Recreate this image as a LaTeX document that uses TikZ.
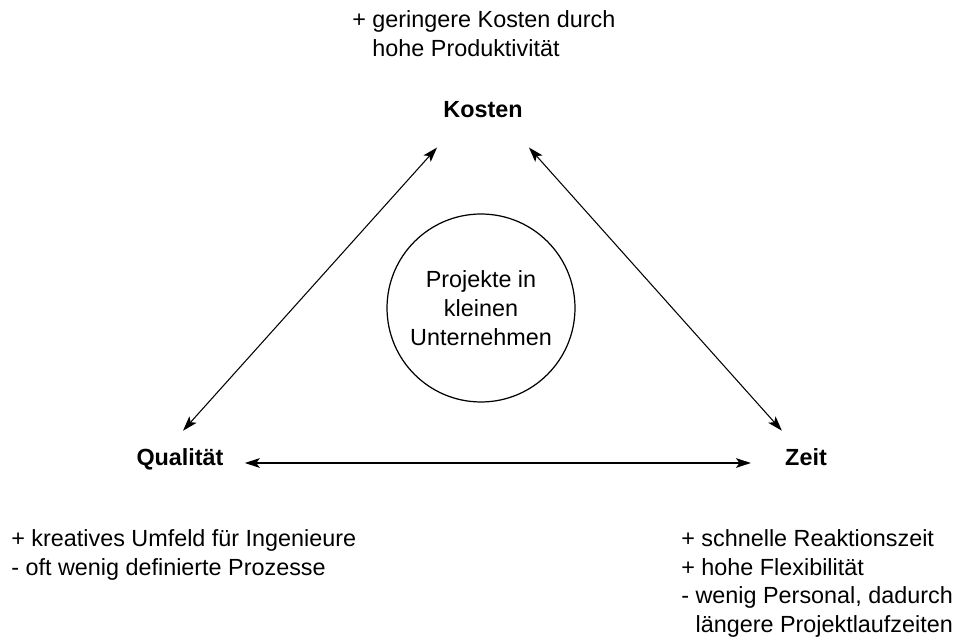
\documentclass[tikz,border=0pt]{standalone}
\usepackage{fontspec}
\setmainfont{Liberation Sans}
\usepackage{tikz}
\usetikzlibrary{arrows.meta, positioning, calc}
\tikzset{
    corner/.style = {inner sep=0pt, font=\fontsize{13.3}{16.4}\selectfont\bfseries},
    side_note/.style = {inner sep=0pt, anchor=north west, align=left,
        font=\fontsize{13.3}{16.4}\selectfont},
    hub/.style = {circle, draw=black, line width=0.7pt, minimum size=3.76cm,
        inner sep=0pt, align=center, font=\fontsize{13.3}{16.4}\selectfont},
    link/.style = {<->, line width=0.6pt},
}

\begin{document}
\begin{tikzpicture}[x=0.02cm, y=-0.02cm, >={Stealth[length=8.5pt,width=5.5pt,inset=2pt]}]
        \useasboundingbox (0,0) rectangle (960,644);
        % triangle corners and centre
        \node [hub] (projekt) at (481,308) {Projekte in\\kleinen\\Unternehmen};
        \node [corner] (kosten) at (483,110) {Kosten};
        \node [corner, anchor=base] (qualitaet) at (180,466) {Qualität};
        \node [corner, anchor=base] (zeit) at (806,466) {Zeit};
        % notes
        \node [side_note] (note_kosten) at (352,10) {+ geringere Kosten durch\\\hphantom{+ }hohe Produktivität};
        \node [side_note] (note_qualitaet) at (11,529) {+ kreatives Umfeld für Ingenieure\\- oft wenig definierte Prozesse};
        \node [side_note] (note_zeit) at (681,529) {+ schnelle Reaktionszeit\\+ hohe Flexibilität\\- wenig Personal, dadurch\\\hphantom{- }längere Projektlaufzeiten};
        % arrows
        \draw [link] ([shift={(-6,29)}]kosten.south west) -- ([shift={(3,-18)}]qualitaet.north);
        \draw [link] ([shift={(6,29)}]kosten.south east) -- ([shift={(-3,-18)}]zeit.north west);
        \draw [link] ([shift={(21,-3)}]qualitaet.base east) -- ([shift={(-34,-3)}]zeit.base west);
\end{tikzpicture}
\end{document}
=====
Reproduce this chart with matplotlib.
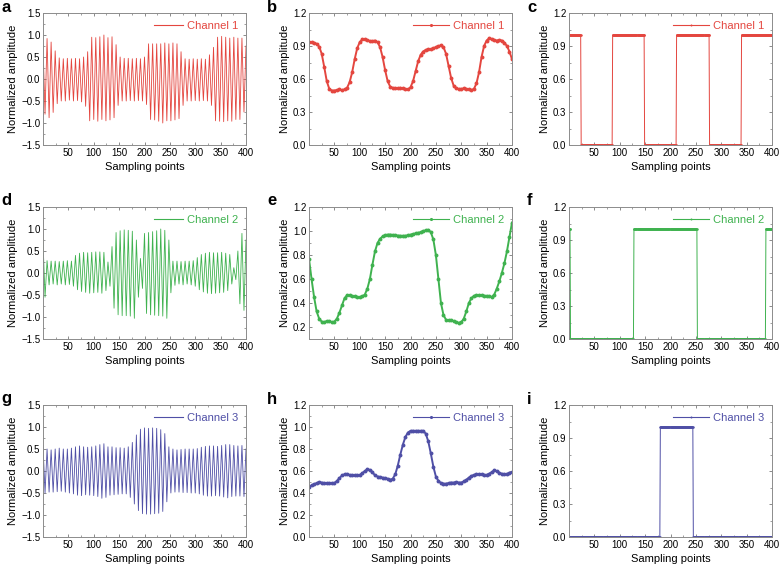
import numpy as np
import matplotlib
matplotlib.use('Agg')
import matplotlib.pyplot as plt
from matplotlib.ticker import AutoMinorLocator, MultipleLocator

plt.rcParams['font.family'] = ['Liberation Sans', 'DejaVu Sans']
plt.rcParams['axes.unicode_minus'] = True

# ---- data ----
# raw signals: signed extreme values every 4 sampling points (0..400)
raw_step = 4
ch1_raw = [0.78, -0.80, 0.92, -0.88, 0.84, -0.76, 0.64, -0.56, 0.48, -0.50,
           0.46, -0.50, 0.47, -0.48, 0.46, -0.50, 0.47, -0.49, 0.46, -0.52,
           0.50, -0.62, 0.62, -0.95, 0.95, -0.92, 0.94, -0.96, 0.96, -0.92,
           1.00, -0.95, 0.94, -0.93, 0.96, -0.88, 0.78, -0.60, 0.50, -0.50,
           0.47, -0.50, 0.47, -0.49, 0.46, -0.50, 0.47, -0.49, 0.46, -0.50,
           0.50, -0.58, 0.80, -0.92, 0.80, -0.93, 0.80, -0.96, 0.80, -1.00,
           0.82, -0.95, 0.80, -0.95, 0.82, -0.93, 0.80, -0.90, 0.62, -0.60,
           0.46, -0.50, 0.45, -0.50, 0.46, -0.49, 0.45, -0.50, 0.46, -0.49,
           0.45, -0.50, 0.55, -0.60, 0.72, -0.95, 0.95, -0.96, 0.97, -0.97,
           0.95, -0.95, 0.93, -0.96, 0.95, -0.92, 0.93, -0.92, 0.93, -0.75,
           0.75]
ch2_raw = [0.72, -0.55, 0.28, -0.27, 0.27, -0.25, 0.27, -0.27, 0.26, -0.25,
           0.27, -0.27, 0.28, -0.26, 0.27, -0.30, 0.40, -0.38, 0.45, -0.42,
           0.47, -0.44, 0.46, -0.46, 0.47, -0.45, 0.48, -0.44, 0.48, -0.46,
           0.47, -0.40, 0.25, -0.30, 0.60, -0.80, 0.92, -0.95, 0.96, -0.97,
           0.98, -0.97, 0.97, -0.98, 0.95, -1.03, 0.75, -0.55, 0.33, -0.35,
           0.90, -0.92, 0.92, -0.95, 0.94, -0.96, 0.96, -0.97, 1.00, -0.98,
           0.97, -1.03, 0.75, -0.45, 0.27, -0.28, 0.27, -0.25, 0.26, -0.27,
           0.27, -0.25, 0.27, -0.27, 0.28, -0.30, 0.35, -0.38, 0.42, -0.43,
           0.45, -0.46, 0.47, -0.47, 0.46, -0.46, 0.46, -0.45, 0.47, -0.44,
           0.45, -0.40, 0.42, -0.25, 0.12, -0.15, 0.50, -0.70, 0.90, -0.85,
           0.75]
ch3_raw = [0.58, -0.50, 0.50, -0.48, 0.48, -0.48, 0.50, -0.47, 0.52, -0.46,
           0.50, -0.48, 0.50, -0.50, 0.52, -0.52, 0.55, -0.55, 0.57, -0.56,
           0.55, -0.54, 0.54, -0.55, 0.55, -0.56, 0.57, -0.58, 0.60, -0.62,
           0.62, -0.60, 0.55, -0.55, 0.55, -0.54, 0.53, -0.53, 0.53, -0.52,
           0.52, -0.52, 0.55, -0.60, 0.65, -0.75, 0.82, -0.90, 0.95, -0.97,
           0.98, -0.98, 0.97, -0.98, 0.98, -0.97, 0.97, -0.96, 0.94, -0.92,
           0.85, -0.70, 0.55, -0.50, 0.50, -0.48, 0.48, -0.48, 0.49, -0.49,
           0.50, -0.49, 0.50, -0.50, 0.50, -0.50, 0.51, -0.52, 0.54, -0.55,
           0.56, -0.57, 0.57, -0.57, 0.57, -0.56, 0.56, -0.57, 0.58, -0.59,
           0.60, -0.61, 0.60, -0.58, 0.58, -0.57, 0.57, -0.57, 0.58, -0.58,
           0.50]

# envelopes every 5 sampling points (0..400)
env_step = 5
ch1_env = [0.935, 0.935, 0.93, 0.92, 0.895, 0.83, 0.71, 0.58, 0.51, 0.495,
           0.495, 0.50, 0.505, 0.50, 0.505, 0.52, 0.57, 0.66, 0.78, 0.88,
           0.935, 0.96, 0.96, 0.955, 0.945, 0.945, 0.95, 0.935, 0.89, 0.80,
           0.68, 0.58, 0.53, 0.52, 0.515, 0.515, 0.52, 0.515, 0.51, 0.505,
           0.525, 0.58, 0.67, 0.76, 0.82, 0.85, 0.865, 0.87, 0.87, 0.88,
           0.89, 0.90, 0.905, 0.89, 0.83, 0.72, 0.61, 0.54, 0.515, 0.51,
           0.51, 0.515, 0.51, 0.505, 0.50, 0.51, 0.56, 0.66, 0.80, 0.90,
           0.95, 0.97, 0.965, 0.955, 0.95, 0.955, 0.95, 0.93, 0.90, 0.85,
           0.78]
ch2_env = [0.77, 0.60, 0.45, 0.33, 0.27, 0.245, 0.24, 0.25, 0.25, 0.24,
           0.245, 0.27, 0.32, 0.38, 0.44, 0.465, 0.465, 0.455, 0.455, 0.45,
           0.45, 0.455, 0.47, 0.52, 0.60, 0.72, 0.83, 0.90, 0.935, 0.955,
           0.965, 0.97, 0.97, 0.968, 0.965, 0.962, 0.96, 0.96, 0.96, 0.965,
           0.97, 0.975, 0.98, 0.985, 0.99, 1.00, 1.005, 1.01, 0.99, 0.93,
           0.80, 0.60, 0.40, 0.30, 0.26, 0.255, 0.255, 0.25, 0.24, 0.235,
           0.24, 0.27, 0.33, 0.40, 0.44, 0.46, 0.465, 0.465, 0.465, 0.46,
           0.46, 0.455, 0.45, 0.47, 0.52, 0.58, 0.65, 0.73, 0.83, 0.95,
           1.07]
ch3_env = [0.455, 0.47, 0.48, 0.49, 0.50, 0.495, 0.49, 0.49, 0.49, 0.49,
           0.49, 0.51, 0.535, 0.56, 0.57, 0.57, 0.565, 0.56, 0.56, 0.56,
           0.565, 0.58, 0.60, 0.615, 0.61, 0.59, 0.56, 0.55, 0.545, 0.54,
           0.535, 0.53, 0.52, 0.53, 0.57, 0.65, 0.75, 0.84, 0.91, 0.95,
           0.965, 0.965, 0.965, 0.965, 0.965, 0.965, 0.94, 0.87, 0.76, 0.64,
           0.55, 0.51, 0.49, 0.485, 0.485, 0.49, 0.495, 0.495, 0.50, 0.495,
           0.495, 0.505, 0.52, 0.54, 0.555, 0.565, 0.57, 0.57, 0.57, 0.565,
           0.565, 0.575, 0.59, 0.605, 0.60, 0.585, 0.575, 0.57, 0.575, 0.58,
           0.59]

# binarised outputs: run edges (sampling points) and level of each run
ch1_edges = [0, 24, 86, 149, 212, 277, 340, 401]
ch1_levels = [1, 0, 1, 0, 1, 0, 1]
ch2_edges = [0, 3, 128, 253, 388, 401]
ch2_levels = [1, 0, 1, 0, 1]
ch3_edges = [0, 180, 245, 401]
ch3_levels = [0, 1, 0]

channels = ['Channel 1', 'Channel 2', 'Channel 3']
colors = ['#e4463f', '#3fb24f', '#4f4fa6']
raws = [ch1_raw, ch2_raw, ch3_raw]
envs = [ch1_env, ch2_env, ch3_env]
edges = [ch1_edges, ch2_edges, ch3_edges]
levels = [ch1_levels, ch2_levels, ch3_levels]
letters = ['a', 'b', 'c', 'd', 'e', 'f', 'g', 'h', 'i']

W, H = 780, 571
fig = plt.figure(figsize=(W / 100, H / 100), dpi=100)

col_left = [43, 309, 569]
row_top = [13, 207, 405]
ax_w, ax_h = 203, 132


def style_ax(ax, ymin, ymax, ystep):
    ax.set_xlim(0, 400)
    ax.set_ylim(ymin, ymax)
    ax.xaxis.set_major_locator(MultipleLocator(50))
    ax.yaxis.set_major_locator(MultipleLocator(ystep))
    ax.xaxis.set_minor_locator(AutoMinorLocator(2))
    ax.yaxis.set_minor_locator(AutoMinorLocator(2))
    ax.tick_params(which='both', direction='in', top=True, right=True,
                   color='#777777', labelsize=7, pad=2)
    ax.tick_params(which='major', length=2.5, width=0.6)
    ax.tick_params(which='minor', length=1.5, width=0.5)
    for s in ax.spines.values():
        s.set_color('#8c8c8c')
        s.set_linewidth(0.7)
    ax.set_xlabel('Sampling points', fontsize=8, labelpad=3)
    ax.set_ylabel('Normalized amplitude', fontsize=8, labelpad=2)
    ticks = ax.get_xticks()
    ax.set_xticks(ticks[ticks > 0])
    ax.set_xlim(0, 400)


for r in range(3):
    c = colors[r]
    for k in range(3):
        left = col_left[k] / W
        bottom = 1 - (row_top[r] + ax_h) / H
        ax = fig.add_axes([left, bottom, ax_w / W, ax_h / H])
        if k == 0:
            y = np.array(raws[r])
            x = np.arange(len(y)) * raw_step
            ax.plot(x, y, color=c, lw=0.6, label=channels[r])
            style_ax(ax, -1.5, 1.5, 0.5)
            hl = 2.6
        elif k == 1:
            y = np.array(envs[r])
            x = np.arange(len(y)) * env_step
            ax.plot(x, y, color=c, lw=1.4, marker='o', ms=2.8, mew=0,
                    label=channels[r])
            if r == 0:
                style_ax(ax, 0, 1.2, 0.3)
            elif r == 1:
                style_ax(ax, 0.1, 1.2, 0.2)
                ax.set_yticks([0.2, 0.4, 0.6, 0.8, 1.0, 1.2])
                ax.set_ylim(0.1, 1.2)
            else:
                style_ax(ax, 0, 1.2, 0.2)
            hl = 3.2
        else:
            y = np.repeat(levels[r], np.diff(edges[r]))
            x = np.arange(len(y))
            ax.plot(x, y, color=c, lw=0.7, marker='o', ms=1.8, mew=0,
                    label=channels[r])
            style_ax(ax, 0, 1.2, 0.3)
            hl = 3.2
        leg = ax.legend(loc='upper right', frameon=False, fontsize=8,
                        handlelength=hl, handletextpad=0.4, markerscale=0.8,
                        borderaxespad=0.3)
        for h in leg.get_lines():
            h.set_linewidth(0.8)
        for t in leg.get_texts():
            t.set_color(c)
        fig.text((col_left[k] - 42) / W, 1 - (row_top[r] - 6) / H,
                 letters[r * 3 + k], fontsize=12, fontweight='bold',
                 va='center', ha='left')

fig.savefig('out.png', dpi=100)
=====
**EXERCISE REQUIREMENTS**: Pull every line containing "matplotlib" out of the records.

**ANSWER FOR THIS EXERCISE**:
Reproduce this chart with matplotlib.
import matplotlib
matplotlib.use('Agg')
import matplotlib.pyplot as plt
from matplotlib.ticker import AutoMinorLocator, MultipleLocator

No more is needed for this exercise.